Prep 15 mins
Cook 45 mins
This is a two layer pie with a cream cheese bottom and a cranberry middle, sprinkled with a crumb-nut topping...this is an amazing dessert pie, and worth the time to make.
- 1 10-inch unbaked deep-dish pie shell or 1 unbaked 9-inch deep dish pie pastry
- 1 (14 ounce) can sweetened condensed milk
- 4 tablespoons firmly-packed brown sugar, divided
- 1⁄4 cup cold butter
- 1⁄3 cup flour
- 1 (8 ounce) package cream cheese, softened
- 1⁄4 cup lemon juice
- 2 tablespoons cornstarch
- 1 (16 ounce) can whole berry cranberry sauce
- 3⁄4 cup walnuts
- Set oven to 425 desgrees.
- Bake the empty pie shell for 8 minutes; remove from the oven.
- Reduce the heat to 375 degrees.
- In a large mixing bowl, beat the cream cheese until fluffy; gradually beat in the sweetened condensed milk until smooth.
- Add in the lemon juice; pour into the baked pastry shell.
- In a small bowl, combine 2 Tbsp of the brown sugar and the cornstarch, mix well (if you prefer a sweeter filling, add in more sugar).
- Stir in the cranberry sauce; mix well.
- Spoon evenly over the cheese mixture in the pie shell.
- In a medium bowl, cut the cold butter into the flour, and the remaining 2 Tbsp brown sugar until crumbly.
- Stir in the nuts.
- Sprinkle evenly over the cranberry mixture.
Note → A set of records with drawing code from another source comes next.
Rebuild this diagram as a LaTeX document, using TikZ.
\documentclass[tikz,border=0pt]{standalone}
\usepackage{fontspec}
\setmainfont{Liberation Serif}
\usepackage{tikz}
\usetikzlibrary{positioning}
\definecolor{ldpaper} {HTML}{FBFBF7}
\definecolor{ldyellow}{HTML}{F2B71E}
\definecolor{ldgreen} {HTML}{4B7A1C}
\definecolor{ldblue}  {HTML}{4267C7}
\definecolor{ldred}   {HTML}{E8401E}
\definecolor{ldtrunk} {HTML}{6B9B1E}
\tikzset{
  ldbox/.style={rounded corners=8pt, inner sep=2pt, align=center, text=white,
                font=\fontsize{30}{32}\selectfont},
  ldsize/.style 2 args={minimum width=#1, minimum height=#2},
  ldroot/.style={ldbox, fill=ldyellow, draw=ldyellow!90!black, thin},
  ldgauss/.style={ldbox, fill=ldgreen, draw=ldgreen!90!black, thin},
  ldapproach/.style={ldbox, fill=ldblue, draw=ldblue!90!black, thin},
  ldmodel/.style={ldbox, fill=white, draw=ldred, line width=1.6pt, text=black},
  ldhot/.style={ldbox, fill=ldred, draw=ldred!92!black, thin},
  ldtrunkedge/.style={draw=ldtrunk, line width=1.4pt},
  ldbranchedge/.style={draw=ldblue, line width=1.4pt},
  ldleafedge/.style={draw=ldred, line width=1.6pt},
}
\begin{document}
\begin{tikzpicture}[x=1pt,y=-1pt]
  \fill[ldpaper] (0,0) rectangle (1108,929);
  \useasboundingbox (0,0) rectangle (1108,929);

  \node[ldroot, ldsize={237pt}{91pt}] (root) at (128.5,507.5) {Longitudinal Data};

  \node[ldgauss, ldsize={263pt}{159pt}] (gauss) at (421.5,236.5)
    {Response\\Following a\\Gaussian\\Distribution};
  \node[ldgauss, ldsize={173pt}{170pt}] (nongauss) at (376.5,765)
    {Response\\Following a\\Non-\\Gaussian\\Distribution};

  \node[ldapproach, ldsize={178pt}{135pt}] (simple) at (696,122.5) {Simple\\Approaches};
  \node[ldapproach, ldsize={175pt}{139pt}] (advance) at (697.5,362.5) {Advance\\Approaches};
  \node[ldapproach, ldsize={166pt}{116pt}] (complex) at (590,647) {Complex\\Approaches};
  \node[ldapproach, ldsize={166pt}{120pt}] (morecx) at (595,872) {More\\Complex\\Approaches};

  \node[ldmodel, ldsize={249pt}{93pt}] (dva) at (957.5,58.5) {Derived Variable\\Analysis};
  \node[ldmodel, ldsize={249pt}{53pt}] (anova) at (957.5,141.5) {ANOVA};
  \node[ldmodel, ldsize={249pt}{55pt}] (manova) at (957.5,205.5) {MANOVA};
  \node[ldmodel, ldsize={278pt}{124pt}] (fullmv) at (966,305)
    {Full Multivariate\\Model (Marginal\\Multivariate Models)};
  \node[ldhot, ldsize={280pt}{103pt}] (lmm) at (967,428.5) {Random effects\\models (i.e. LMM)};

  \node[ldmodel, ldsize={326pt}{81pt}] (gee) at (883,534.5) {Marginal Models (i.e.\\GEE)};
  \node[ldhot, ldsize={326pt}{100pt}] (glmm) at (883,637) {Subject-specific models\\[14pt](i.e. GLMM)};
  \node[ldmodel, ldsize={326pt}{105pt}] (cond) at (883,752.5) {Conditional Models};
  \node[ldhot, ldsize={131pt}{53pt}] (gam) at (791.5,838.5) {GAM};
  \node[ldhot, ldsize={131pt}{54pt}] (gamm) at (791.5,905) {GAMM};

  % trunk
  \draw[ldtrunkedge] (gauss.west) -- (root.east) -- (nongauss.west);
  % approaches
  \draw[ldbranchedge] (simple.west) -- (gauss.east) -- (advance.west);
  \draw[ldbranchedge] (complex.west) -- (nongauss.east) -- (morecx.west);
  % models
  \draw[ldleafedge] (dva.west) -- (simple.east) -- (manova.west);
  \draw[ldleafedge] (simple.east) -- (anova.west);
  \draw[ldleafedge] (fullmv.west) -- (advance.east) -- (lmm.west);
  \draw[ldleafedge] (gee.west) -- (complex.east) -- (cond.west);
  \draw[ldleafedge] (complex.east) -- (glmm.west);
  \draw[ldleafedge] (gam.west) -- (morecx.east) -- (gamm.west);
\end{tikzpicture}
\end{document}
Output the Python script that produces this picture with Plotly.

- Bake for 45-50 minutes, until golden; cool.
- Serve at room temperature, or chill thoroughly.
- Refrigerate any leftovers.
- ***NOTE***when baking the pie, it is advised to place a heavy piece of foil underneath the pie plate to avoid any spills, as it sometimes tends to bubble over the sides.
I can't believe this pie dosen't have more reviews! This was so delicious and really pretty easy to make. I made as directed and baked in my oven for 40 minutes. I tried it before it cooled down completely and it was so good...can't wait to try once it is cooled in the fridge! Thanks for posting!
Absolute winner! This pie takes little effort, but it's so worth it! I made some adjustments, just a personal preference of ours. I only used 1/2 can of sweetened condensed milk, because I experimented with this type of cheesecake before and found it to be the right consistency and sweetness for us, and we do like sweet. Also, I used little less butter for the crumb topping, to have it more crunchy. For the cranberry sauce I used recipe Brown Sugar Cranberry Sauce and it worked really nicely. For the crust I used recipe Cookie Pie Crust, wonderful! Result was really super yummy. Many thanks for great recipes!